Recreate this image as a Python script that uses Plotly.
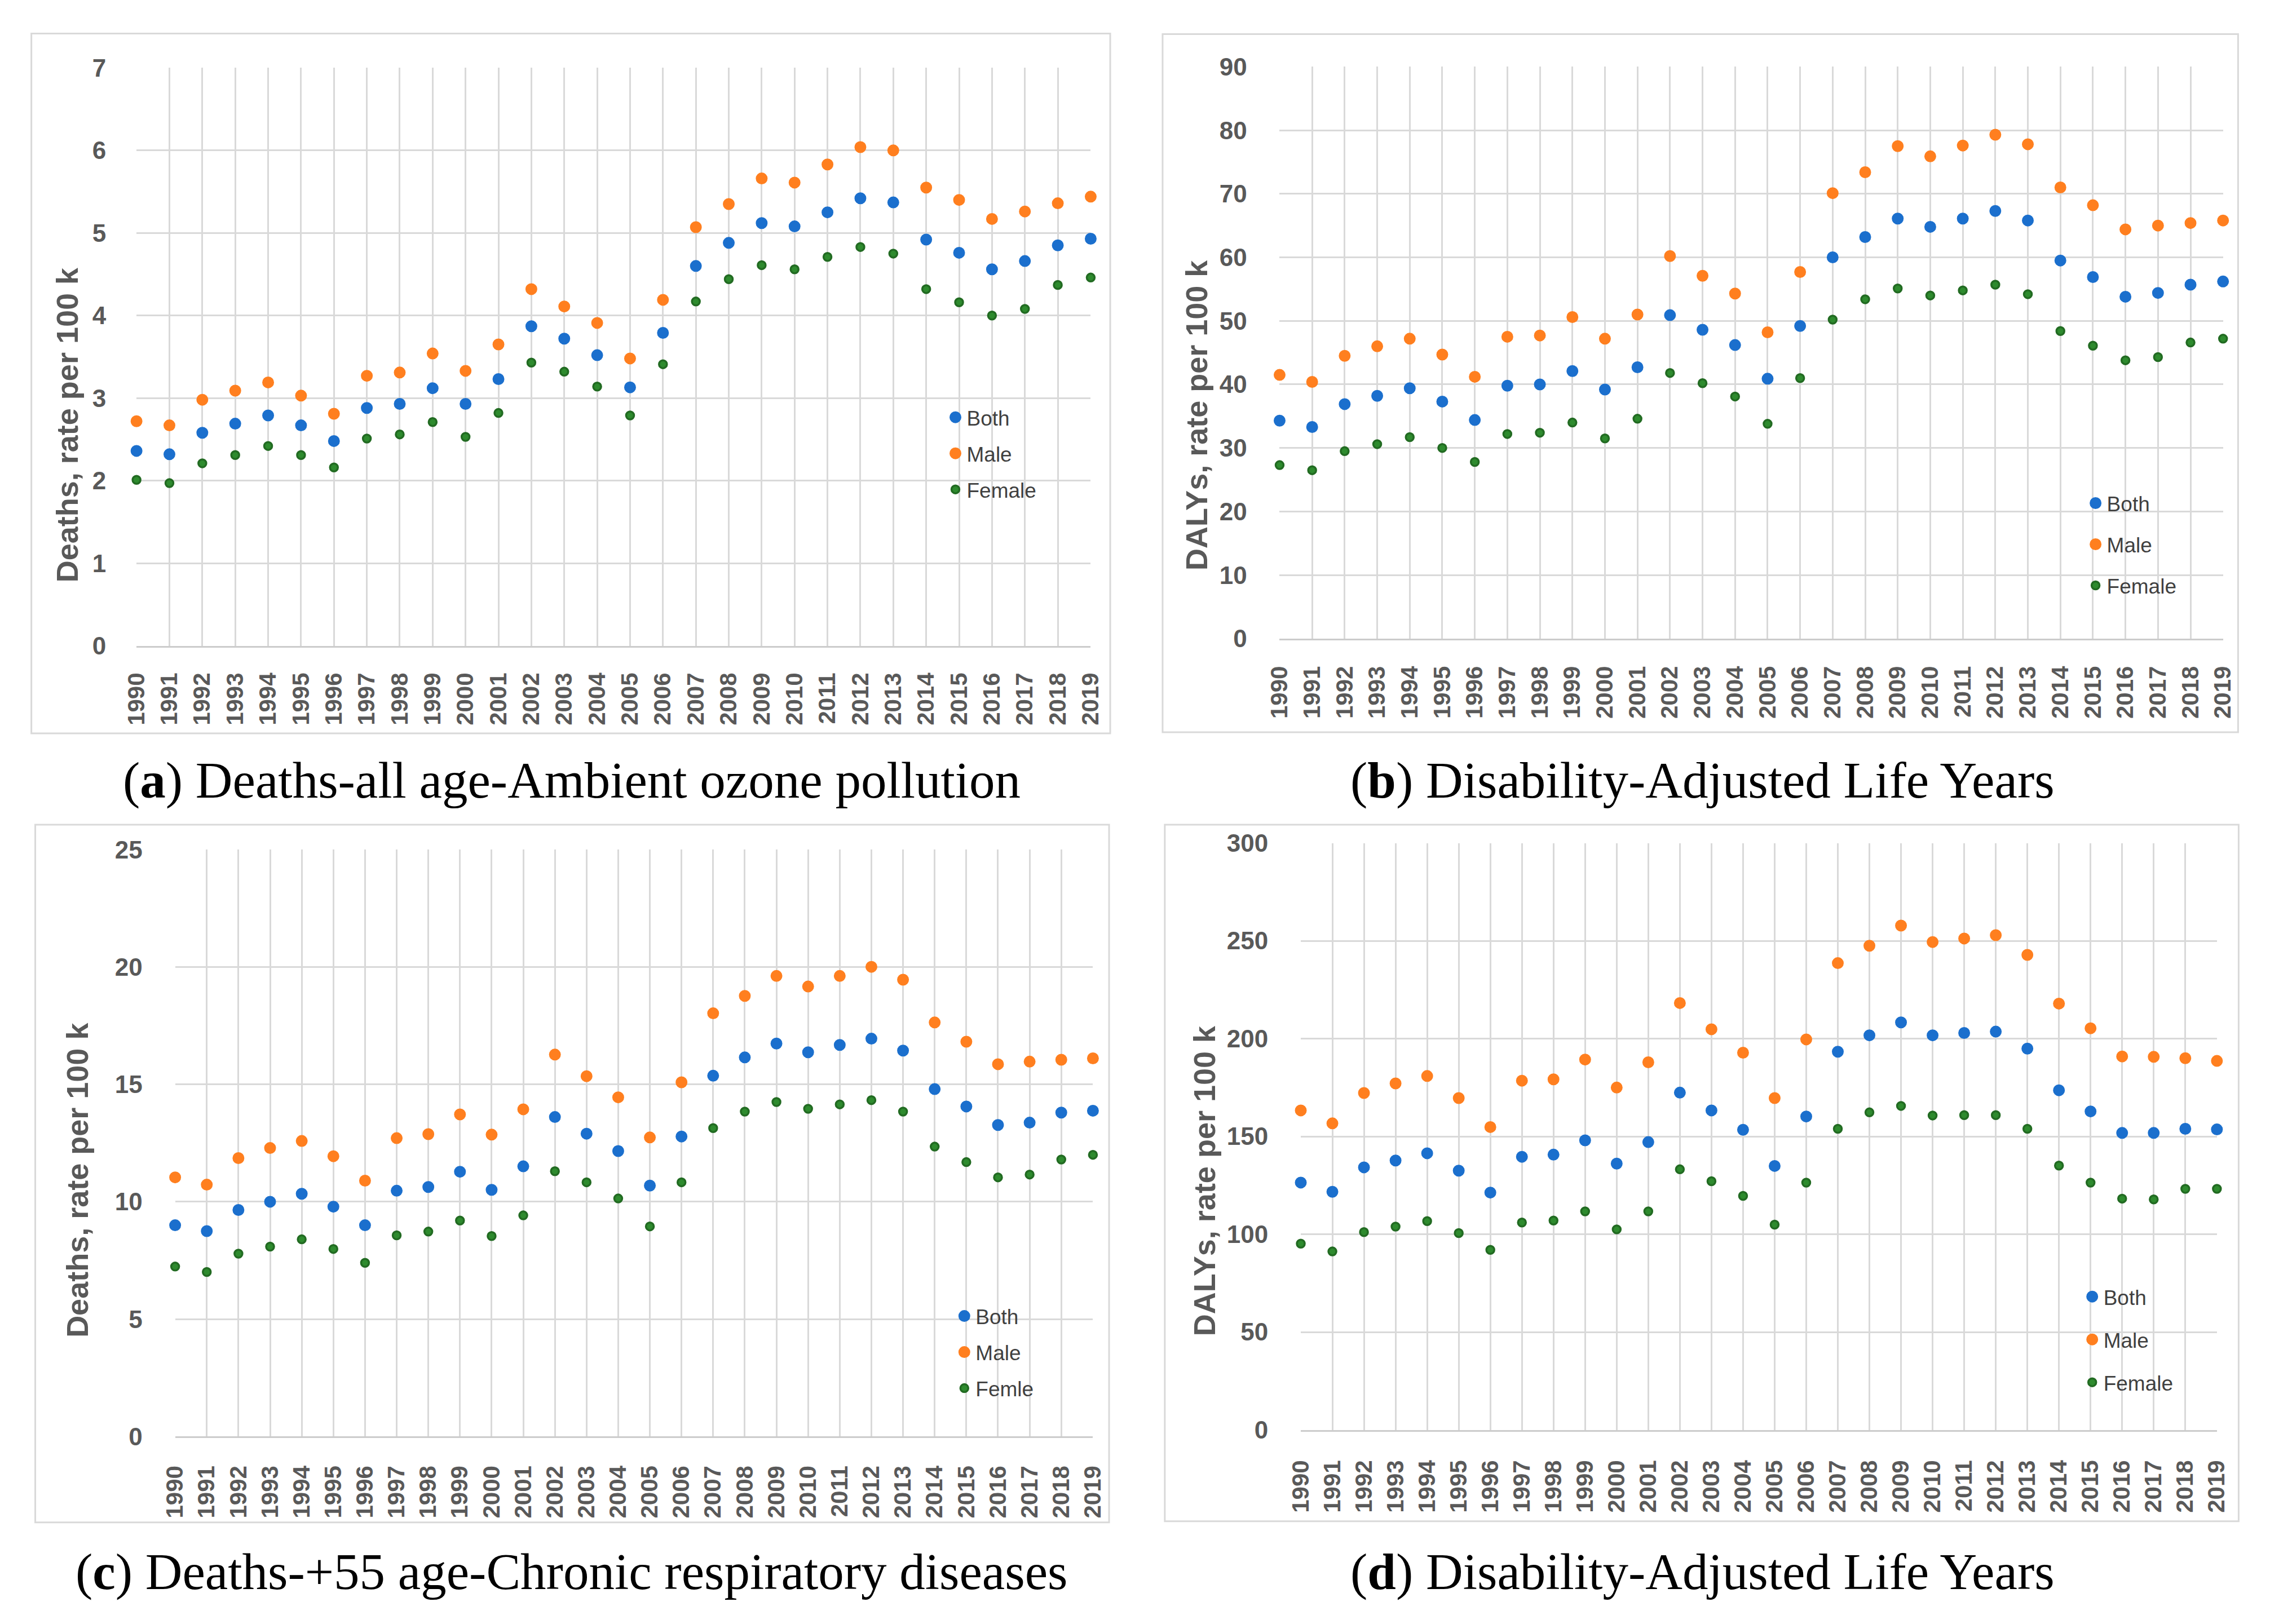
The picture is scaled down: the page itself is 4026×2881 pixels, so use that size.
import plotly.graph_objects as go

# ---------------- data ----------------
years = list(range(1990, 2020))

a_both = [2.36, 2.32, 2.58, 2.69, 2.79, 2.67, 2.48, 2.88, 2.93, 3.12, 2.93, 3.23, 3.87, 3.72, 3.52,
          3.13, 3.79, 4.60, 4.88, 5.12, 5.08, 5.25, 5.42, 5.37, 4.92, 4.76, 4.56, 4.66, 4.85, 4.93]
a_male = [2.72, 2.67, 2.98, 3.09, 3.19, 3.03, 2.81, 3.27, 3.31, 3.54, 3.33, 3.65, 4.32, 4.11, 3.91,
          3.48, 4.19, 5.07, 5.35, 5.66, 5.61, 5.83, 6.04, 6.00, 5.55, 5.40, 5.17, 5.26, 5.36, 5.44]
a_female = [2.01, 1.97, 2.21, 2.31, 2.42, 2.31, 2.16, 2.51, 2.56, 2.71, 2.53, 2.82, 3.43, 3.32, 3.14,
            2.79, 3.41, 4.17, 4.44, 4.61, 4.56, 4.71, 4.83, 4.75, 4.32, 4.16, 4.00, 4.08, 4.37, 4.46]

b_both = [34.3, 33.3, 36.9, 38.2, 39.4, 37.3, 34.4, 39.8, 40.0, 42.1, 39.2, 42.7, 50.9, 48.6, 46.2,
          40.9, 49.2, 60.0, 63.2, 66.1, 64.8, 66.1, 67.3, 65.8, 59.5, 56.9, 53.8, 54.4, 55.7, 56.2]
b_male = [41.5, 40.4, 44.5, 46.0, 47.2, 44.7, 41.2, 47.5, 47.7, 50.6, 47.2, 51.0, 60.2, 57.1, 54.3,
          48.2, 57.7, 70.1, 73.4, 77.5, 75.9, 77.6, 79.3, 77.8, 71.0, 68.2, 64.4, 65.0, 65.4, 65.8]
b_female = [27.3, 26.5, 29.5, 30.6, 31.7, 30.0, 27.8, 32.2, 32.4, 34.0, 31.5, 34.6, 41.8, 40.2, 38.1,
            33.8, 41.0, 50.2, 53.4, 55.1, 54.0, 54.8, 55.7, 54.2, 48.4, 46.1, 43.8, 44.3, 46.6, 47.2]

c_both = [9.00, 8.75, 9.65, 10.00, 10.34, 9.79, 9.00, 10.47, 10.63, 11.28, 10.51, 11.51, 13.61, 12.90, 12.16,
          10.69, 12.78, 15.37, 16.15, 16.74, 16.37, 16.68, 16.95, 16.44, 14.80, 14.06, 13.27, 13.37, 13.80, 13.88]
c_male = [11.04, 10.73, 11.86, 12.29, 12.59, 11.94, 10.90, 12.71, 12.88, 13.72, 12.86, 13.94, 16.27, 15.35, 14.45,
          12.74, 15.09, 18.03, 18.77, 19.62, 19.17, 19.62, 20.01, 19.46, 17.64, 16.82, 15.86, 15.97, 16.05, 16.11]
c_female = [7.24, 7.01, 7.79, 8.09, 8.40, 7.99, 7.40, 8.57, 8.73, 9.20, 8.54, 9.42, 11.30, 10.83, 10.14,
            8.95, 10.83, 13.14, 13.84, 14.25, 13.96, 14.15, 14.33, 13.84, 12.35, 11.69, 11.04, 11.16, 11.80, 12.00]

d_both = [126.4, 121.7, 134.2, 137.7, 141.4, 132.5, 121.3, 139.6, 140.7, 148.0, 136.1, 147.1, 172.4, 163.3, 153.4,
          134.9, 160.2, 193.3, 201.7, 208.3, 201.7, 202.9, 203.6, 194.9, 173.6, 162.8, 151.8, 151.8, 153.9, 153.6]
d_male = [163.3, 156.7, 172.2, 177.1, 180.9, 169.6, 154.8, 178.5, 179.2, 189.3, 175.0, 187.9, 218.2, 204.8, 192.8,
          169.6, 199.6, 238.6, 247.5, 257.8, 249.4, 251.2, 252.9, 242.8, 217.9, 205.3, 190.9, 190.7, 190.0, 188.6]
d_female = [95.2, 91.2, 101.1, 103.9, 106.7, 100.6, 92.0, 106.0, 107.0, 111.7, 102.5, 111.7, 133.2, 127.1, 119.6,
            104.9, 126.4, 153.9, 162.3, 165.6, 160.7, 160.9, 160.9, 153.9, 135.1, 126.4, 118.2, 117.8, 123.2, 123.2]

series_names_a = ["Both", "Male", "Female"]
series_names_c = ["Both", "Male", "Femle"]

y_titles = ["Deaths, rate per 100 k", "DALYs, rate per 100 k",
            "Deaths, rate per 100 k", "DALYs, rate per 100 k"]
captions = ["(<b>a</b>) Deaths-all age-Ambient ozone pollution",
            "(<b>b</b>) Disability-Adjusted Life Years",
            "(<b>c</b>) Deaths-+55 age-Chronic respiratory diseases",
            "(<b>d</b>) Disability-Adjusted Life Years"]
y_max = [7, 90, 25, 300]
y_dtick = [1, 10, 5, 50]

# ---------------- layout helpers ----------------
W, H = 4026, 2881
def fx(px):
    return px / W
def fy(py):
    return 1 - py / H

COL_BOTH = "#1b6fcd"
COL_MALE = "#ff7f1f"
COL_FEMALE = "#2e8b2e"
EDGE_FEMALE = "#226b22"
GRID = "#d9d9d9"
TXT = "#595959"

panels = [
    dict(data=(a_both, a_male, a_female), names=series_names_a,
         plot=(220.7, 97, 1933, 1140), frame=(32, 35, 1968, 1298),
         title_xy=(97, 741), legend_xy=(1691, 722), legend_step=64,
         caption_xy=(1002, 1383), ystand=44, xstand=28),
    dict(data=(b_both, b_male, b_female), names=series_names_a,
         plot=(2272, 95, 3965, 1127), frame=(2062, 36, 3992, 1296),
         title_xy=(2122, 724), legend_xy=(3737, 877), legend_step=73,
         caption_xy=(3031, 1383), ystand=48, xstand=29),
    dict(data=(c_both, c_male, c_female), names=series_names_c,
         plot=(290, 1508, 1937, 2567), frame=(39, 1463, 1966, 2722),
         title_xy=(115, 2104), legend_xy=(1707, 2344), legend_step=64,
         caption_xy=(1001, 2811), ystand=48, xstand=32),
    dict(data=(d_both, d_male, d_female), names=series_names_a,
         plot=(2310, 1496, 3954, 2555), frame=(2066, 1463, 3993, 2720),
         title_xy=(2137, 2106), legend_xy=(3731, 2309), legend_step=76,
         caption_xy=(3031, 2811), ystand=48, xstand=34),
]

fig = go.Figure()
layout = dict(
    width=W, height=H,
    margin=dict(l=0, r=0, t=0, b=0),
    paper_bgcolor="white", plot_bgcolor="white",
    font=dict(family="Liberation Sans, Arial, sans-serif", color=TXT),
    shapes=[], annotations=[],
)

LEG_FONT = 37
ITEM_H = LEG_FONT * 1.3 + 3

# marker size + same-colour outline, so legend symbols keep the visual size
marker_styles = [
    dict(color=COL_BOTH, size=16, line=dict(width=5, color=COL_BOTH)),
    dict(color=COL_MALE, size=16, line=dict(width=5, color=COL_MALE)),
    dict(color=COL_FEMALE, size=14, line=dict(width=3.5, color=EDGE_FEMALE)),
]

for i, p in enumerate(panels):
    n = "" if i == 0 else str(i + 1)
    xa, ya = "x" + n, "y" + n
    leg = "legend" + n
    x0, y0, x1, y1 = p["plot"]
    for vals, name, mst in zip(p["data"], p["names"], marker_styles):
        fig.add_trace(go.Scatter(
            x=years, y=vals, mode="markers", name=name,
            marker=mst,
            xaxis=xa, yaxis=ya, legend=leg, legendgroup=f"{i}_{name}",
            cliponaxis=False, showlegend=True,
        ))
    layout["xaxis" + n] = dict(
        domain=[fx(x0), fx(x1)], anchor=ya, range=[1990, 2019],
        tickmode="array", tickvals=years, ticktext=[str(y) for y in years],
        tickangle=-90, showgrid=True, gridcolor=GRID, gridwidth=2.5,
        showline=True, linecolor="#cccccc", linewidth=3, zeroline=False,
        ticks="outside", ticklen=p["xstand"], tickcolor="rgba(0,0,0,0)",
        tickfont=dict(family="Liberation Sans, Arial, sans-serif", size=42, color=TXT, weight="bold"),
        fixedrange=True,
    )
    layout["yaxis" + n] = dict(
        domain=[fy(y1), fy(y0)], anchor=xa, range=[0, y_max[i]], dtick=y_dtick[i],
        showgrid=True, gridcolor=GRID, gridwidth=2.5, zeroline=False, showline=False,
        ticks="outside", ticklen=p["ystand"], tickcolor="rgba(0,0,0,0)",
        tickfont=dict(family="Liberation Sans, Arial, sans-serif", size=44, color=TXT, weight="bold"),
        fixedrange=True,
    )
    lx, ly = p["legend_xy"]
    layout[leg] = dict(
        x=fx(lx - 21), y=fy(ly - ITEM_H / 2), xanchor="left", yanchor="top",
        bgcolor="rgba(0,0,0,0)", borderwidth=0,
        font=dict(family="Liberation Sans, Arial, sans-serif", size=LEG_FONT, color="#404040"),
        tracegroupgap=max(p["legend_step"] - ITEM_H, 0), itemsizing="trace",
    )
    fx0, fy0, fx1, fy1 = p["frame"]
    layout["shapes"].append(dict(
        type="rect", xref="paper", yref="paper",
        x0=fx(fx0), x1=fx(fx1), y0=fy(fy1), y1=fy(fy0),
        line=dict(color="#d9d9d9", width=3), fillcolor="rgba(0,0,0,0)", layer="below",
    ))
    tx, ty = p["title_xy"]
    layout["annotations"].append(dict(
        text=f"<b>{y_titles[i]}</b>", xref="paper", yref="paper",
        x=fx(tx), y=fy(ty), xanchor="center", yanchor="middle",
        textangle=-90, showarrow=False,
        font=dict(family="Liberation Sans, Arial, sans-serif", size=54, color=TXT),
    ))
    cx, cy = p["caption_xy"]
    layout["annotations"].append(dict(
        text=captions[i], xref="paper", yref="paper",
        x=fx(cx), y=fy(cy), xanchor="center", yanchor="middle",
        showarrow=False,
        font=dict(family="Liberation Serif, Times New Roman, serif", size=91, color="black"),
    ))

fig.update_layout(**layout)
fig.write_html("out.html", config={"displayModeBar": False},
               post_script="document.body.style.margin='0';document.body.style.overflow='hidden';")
***
Stated problem:
Count how many lines above contain the word "size". Reply with the number alone.

The completed task:
10